Native Instruments has introduced Mysteria, a new software instrument designed for creating vocal atmospheres and transitions.

Here’s what they have to say about it:

MYSTERIA is a one-of-a-kind cinematic instrument that captures the human voice’s unique ability to convey unmediated emotion.

Play unusual and arcane textures live, and use an otherworldly mass of choirs, vocals, and textures to create high-tension shifts, angelic transmissions, and soaring transitions that are imbued with the innately human. MYSTERIA harnesses hours of specially-recorded choirs, curated to convey the entire spectrum of human emotion – from the intimate to the sublime.

The 29 GB sound library encompasses more than 800 sound sources, recorded in Bratislava and Cologne with a large symphonic choir also split into male and female sections, a chamber choir, and an intimate New Music vocal quartet. The result is a truly versatile sound that covers everything from close whispers, to epic choruses, and everything in between.

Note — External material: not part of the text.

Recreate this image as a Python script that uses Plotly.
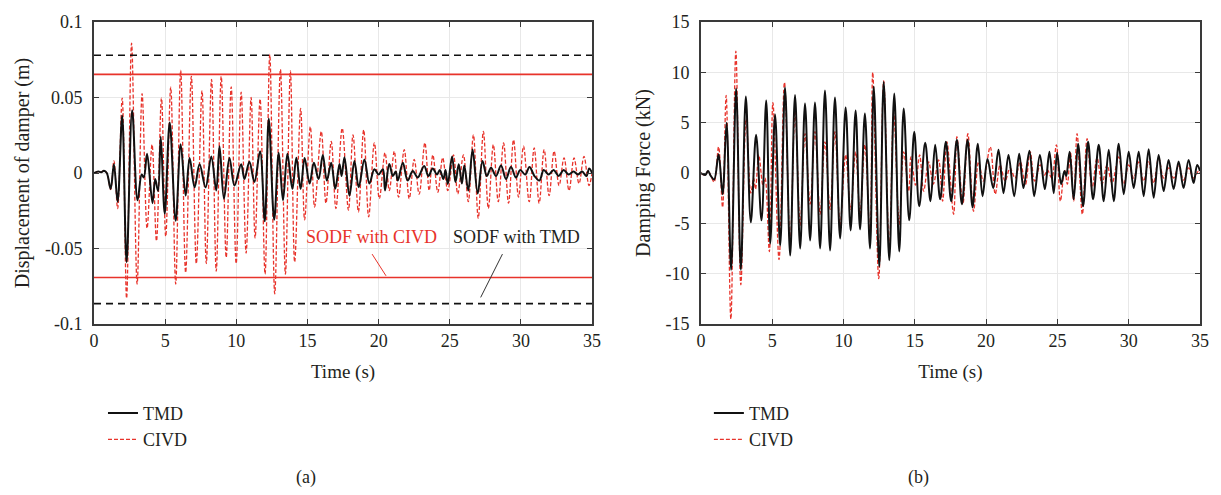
import plotly.graph_objects as go

# ---------------- data ----------------
# (a) displacement of damper (m): extrema of each record
t_tmd_disp = [0, 0.3, 0.5, 0.7, 0.9, 1.17, 1.4, 1.66, 1.98, 2.29, 2.68, 3.06, 3.35, 3.5, 3.73, 4.11, 4.3, 4.5,
              4.69, 4.97, 5.32, 5.74, 6.09, 6.44, 6.72, 7.07, 7.42, 7.84, 8.24, 8.59, 8.82, 9.13, 9.52, 9.87,
              10.34, 10.57, 10.92, 11.27, 11.67, 12.0, 12.28, 12.66, 12.98, 13.28, 13.59, 13.94, 14.22, 14.52,
              14.8, 15.15, 15.45, 15.78, 16.08, 16.36, 16.67, 16.95, 17.25, 17.4, 17.6, 17.95, 18.3, 18.6, 19.0,
              19.35, 19.7, 20.0, 20.3, 20.45, 20.75, 21.0, 21.2, 21.35, 21.7, 22.04, 22.4, 22.75, 23.2, 23.5,
              23.8, 24.1, 24.3, 24.55, 24.7, 24.86, 25.16, 25.4, 25.63, 25.85, 26.02, 26.3, 26.6, 26.96, 27.3,
              27.6, 27.9, 28.25, 28.6, 28.95, 29.3, 29.65, 29.95, 30.3, 30.6, 30.95, 31.3, 31.6, 31.95, 32.3,
              32.65, 33.0, 33.35, 33.7, 34.0, 34.3, 34.6, 34.8, 35.0]
tmd_disp = [0, 0.001, 0.0005, 0.0015, 0.0, -0.0105, 0.0058, -0.019, 0.038, -0.059, 0.0416, -0.018, -0.001, -0.003,
            0.0127, -0.020, -0.004, -0.012, 0.024, -0.027, 0.0335, -0.0316, 0.019, -0.015, 0.010, -0.0095, 0.0058,
            -0.0095, 0.011, -0.0116, 0.0177, -0.017, 0.010, -0.0083, 0.0058, -0.004, 0.0075, -0.006, 0.0144,
            -0.032, 0.036, -0.031, 0.0134, -0.018, 0.0127, -0.0105, 0.0101, -0.0105, 0.010, -0.007, 0.0068,
            -0.004, 0.012, -0.005, 0.0068, -0.0105, 0.006, -0.002, 0.0105, -0.015, 0.008, -0.0095, 0.009,
            -0.007, 0.0025, -0.001, 0.0025, -0.0116, 0.006, -0.002, 0.001, -0.005, 0.0068, -0.005, 0.0014,
            -0.003, 0.0047, -0.002, 0.003, -0.001, 0.002, -0.004, 0.002, -0.0073, 0.011, -0.006, 0.0058,
            -0.007, 0.005, -0.0116, 0.0155, -0.0135, 0.008, -0.002, 0.0035, -0.002, 0.005, -0.004, 0.004,
            -0.003, 0.002, -0.001, 0.004, -0.002, -0.005, 0.002, -0.001, 0.002, -0.002, 0.002, -0.001, 0.001,
            -0.001, 0.001, -0.002, 0.003, 0.0]

t_civd_disp = [0, 0.3, 0.5, 0.7, 0.9, 1.17, 1.4, 1.66, 1.98, 2.29, 2.64, 3.03, 3.38, 3.73, 4.08, 4.39, 4.74, 5.04,
               5.39, 5.74, 6.09, 6.44, 6.84, 7.19, 7.59, 7.89, 8.26, 8.59, 8.94, 9.29, 9.64, 9.99, 10.34, 10.69,
               11.04, 11.32, 11.67, 12.02, 12.35, 12.7, 13.1, 13.45, 13.8, 14.1, 14.52, 14.8, 15.2, 15.5, 15.97,
               16.3, 16.67, 17.0, 17.44, 17.88, 18.2, 18.58, 18.95, 19.3, 19.7, 20.05, 20.45, 20.75, 21.1, 21.4,
               21.8, 22.15, 22.5, 22.85, 23.25, 23.55, 23.81, 24.16, 24.5, 24.86, 25.26, 25.56, 25.96, 26.3,
               26.66, 27.0, 27.36, 27.71, 28.06, 28.41, 28.78, 29.13, 29.48, 29.83, 30.18, 30.58, 30.93, 31.28,
               31.63, 31.98, 32.33, 32.68, 33.03, 33.38, 33.73, 34.08, 34.43, 34.78, 35.0]
civd_disp = [0, 0.001, 0.0005, 0.0015, 0.0, -0.011, 0.008, -0.0235, 0.0496, -0.083, 0.086, -0.0735, 0.0525,
             -0.0366, 0.0188, -0.045, 0.0496, -0.042, 0.0568, -0.0735, 0.068, -0.066, 0.064, -0.060, 0.0546,
             -0.060, 0.062, -0.065, 0.064, -0.056, 0.057, -0.060, 0.0535, -0.053, 0.050, -0.043, 0.049, -0.067,
             0.0785, -0.080, 0.0687, -0.067, 0.0676, -0.059, 0.0427, -0.031, 0.0307, -0.0225, 0.0275, -0.020,
             0.021, -0.0235, 0.0297, -0.0246, 0.0253, -0.0257, 0.0285, -0.029, 0.020, -0.017, 0.0134, -0.0116,
             0.0144, -0.016, 0.0155, -0.017, 0.009, -0.014, 0.020, -0.0116, 0.012, -0.0127, 0.010, -0.0116,
             0.012, -0.0138, 0.012, -0.019, 0.0253, -0.030, 0.0275, -0.0235, 0.0188, -0.019, 0.020, -0.020,
             0.022, -0.016, 0.0177, -0.019, 0.0166, -0.020, 0.0155, -0.015, 0.0144, -0.0083, 0.010, -0.0116,
             0.010, -0.007, 0.011, -0.0083, 0.0]

# stroke limits of the SODF structure
sodf_civd_limits = [0.0653, -0.0692]
sodf_tmd_limits = [0.078, -0.0865]

# (b) damping force (kN): extrema of each record
t_tmd_force = [0, 0.3, 0.5, 0.7, 0.93, 1.24, 1.52, 1.8, 2.12, 2.47, 2.8, 3.15, 3.5, 3.87, 4.25, 4.58, 4.86, 5.2,
               5.56, 5.9, 6.26, 6.6, 6.96, 7.3, 7.66, 8.0, 8.36, 8.7, 9.06, 9.4, 9.76, 10.15, 10.5, 10.85, 11.16,
               11.5, 11.86, 12.12, 12.51, 12.82, 13.21, 13.56, 13.91, 14.22, 14.61, 14.96, 15.31, 15.73, 16.1,
               16.43, 16.78, 17.18, 17.55, 17.95, 18.3, 18.7, 19.05, 19.42, 19.75, 20.1, 20.5, 20.87, 21.22,
               21.57, 21.97, 22.32, 22.62, 23.04, 23.37, 23.77, 24.12, 24.44, 24.74, 24.98, 25.26, 25.5, 25.62,
               25.86, 26.14, 26.45, 26.8, 27.15, 27.5, 27.9, 28.25, 28.6, 28.95, 29.3, 29.65, 30.0, 30.35, 30.7,
               31.05, 31.4, 31.75, 32.1, 32.45, 32.8, 33.15, 33.5, 33.85, 34.2, 34.55, 34.8, 35.0]
tmd_force = [0, -0.2, 0.2, -0.3, -0.65, 1.86, -2.1, 5.0, -9.6, 8.4, -9.6, 7.6, -4.9, 3.8, -4.7, 7.2, -7.0, 5.8,
             -7.2, 8.5, -8.2, 7.75, -7.5, 6.9, -6.7, 7.0, -7.5, 8.2, -7.7, 7.5, -6.5, 6.5, -5.7, 6.2, -5.6, 5.9,
             -7.5, 8.6, -9.3, 9.05, -8.66, 7.9, -7.8, 6.4, -4.7, 4.1, -3.3, 3.0, -2.8, 2.8, -2.6, 3.1, -2.8, 3.3,
             -3.1, 3.3, -3.4, 2.9, -2.3, 1.4, -1.5, 2.3, -2.0, 1.8, -2.3, 1.9, -1.5, 2.2, -2.3, 1.8, -1.6, 2.1,
             -2.0, 2.0, -1.1, 0.2, -0.3, 2.1, -2.6, 2.9, -3.3, 3.1, -2.6, 2.8, -2.8, 2.3, -2.8, 2.9, -2.1, 2.1,
             -1.5, 2.1, -2.3, 2.35, -2.45, 1.8, -1.8, 1.3, -1.6, 1.15, -1.5, 1.3, -1.0, 0.8, 0.2]

t_civd_force = [0, 0.3, 0.5, 0.7, 0.93, 1.24, 1.52, 1.77, 2.1, 2.45, 2.8, 3.17, 3.5, 3.7, 3.83, 4.06, 4.35, 4.5,
                4.8, 5.05, 5.48, 5.86, 6.26, 6.6, 6.96, 7.3, 7.66, 8.0, 8.36, 8.7, 9.06, 9.4, 9.76, 10.15, 10.5,
                10.85, 11.16, 11.5, 11.86, 12.05, 12.47, 12.82, 13.21, 13.52, 13.91, 14.22, 14.57, 14.73, 15.05,
                15.34, 15.62, 15.97, 16.3, 16.67, 16.95, 17.25, 17.72, 17.95, 18.37, 18.72, 19.12, 19.47, 19.8,
                20.29, 20.64, 20.98, 21.33, 21.68, 22.03, 22.4, 22.75, 23.09, 23.4, 23.8, 24.1, 24.3, 24.6, 24.93,
                25.21, 25.5, 25.7, 25.91, 26.14, 26.38, 26.75, 27.08, 27.43, 27.78, 28.13, 28.48, 28.83, 29.3,
                29.65, 30.0, 30.35, 30.7, 31.05, 31.4, 31.75, 32.1, 32.45, 32.8, 33.15, 33.5, 33.85, 34.2, 34.55,
                34.9, 35.0]
civd_force = [0, -0.2, 0.2, -0.3, -0.9, 2.6, -3.4, 7.7, -14.5, 12.1, -11.1, 5.4, -2.0, -0.5, -1.6, 1.8, -1.2,
              -0.5, -7.8, 7.0, -8.6, 9.0, -7.0, 6.2, -5.2, 3.9, -3.1, 4.1, -4.1, 3.1, -3.6, 4.1, -5.2, 1.8, -3.6,
              2.1, -4.1, 2.8, -6.4, 10.0, -10.5, 9.15, -7.7, 6.0, -5.1, 2.1, -1.8, 1.6, -1.2, 1.8, -1.8, 1.1,
              -1.1, 1.3, -2.8, 3.1, -4.1, 3.6, -3.1, 3.9, -3.8, 1.1, -0.8, 2.6, -2.1, 0.8, -0.8, 0.5, -0.5, 1.1,
              -1.2, 2.1, -0.8, 0.8, -0.2, 0.3, -0.5, 2.8, -2.8, 0.3, -1.1, 2.1, -2.8, 3.9, -4.1, 3.4, -1.5, 1.5,
              -1.1, 0.8, -1.0, 1.6, -1.1, 0.8, -0.5, 1.1, -0.8, 1.1, -1.0, 1.5, -0.5, 0.5, -0.5, 0.7, -0.7, 0.5,
              -0.5, 0.2, 0]

x_ticks = [0, 5, 10, 15, 20, 25, 30, 35]
disp_ticks = [0.1, 0.05, 0, -0.05, -0.1]
disp_tick_text = ["0.1", "0.05", "0", "-0.05", "-0.1"]
force_ticks = [15, 10, 5, 0, -5, -10, -15]
force_tick_text = ["15", "10", "5", "0", "-5", "-10", "-15"]

# ---------------- styling ----------------
FONT = "Liberation Serif"
TXT = "#231f20"
BLACK = "#111111"
RED = "#e8332b"

fig = go.Figure()

# CIVD drawn first so the TMD curve sits on top; legend order set by legendrank
fig.add_trace(go.Scatter(x=t_civd_disp, y=civd_disp, name="CIVD", mode="lines", line_shape="spline",
                         line=dict(color=RED, width=1.3, dash="4px,2px"), xaxis="x", yaxis="y", legend="legend",
                         legendrank=2))
fig.add_trace(go.Scatter(x=t_tmd_disp, y=tmd_disp, name="TMD", mode="lines", line_shape="spline",
                         line=dict(color=BLACK, width=2), xaxis="x", yaxis="y", legend="legend",
                         legendrank=1))
fig.add_trace(go.Scatter(x=t_civd_force, y=civd_force, name="CIVD", mode="lines", line_shape="spline",
                         line=dict(color=RED, width=1.3, dash="4px,2px"), xaxis="x2", yaxis="y2",
                         legend="legend2", legendrank=2))
fig.add_trace(go.Scatter(x=t_tmd_force, y=tmd_force, name="TMD", mode="lines", line_shape="spline",
                         line=dict(color=BLACK, width=2), xaxis="x2", yaxis="y2", legend="legend2",
                         legendrank=1))

# SODF limit lines
for v in sodf_tmd_limits:
    fig.add_shape(type="line", xref="x", yref="y", x0=0, x1=35, y0=v, y1=v,
                  line=dict(color=BLACK, width=1.6, dash="7px,5px"))
for v in sodf_civd_limits:
    fig.add_shape(type="line", xref="x", yref="y", x0=0, x1=35, y0=v, y1=v,
                  line=dict(color=RED, width=1.6))

# leader lines for the labels
fig.add_shape(type="line", xref="x", yref="y", x0=19.54, y0=-0.0537, x1=20.52, y1=-0.0681,
              line=dict(color=RED, width=1))
fig.add_shape(type="line", xref="x", yref="y", x0=28.7, y0=-0.0537, x1=27.17, y1=-0.0824,
              line=dict(color="#333333", width=1))

fig.add_annotation(x=19.5, y=-0.0425, xref="x", yref="y", text="SODF with CIVD", showarrow=False,
                   font=dict(family=FONT, size=18, color=RED))
fig.add_annotation(x=29.7, y=-0.0425, xref="x", yref="y", text="SODF with TMD", showarrow=False,
                   font=dict(family=FONT, size=18, color=TXT))

# layout geometry
ML, MR, MT, MB = 94, 19, 17, 171
W, H = 1221, 495
PW = W - ML - MR
PH = H - MT - MB

def px_x(p):
    return (p - ML) / PW

def px_y(p):
    return 1 - (p - MT) / PH

axis_common = dict(showline=True, linecolor="#3a3a3a", linewidth=1.6, mirror="ticks", ticks="inside",
                   ticklen=5, tickcolor="#3a3a3a", showgrid=True, gridcolor="#e8e8e8", gridwidth=1,
                   zeroline=False, tickfont=dict(family=FONT, size=18, color=TXT))

legend_common = dict(xanchor="left", yanchor="top", traceorder="normal", tracegroupgap=2,
                     bgcolor="rgba(0,0,0,0)", font=dict(family=FONT, size=18, color=TXT))

fig.update_layout(
    width=W, height=H,
    margin=dict(l=ML, r=MR, t=MT, b=MB),
    paper_bgcolor="white", plot_bgcolor="white",
    font=dict(family=FONT, color=TXT),
    xaxis=dict(domain=[0, px_x(593)], range=[0, 35], tickvals=x_ticks, anchor="y",
               title=dict(text="Time (s)", font=dict(family=FONT, size=19, color=TXT), standoff=14),
               **axis_common),
    yaxis=dict(domain=[0, 1], range=[-0.1, 0.1], tickvals=disp_ticks, ticktext=disp_tick_text, anchor="x",
               title=dict(text="Displacement of damper (m)", font=dict(family=FONT, size=20, color=TXT),
                          standoff=10),
               ticklabelstandoff=6, **axis_common),
    xaxis2=dict(domain=[px_x(702), 1], range=[0, 35], tickvals=x_ticks, anchor="y2",
                title=dict(text="Time (s)", font=dict(family=FONT, size=19, color=TXT), standoff=14),
                **axis_common),
    yaxis2=dict(domain=[0, 1], range=[-15, 15], tickvals=force_ticks, ticktext=force_tick_text, anchor="x2",
                title=dict(text="Damping Force (kN)", font=dict(family=FONT, size=20, color=TXT), standoff=10),
                ticklabelstandoff=6, **axis_common),
    legend=dict(x=px_x(103), y=px_y(396), **legend_common),
    legend2=dict(x=px_x(710), y=px_y(396), **legend_common),
    showlegend=True,
)

fig.add_annotation(x=px_x(306), y=px_y(480), xref="paper", yref="paper", text="(a)", showarrow=False,
                   xanchor="center", yanchor="middle", font=dict(family=FONT, size=18, color=TXT))
fig.add_annotation(x=px_x(920), y=px_y(480), xref="paper", yref="paper", text="(b)", showarrow=False,
                   xanchor="center", yanchor="middle", font=dict(family=FONT, size=18, color=TXT))

fig.write_html("out.html")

Here’s an in-depth walkthrough of Mysteria:

 

Pricing and Availability

Mysteria for Kontakt (works in the free Kontakt Player) is available now for $299 USD.

9 thoughts on “Native Instruments Intros Mysteria Cinematic Vocal Instrument

    1. Judging from the demo, and file size (29 GB), there are a few aspects to this product.

      1. They hired a bunch of really good singers.
      2. They recorded them properly in a good studio with good mics & other gear.
      3. They chose a range of sounds, vowels, phrases, etc, based on some unified concept.
      4. They skillfully edited the samples into a playable palette.
      5. They added a variety of special effects via DSP, reverse, pitch, layering, etc. etc.

      For people doing film scoring, this could be a useful color, and they don’t have time to roll their own.

      NI’s Kontakt libraries are generally good– except there are some stinkers in Kontakt’s Factory Library (which is to be expected).

      As for VAST, well, any one can record some singers (as needed) and process vocal tracks/samples as needed, either through VAST, or modular, or multi-effects or granular or whatever. Sky is the limit. But life is short (or medium, or long, depending on the luck).

  1. No specific use for it right now, but I’ve been using Thrill which is of similar intent but with orchestral sounds. I have no doubt that this would be useful for a lot of different soundtrack work as well as some Penderecki-style writing.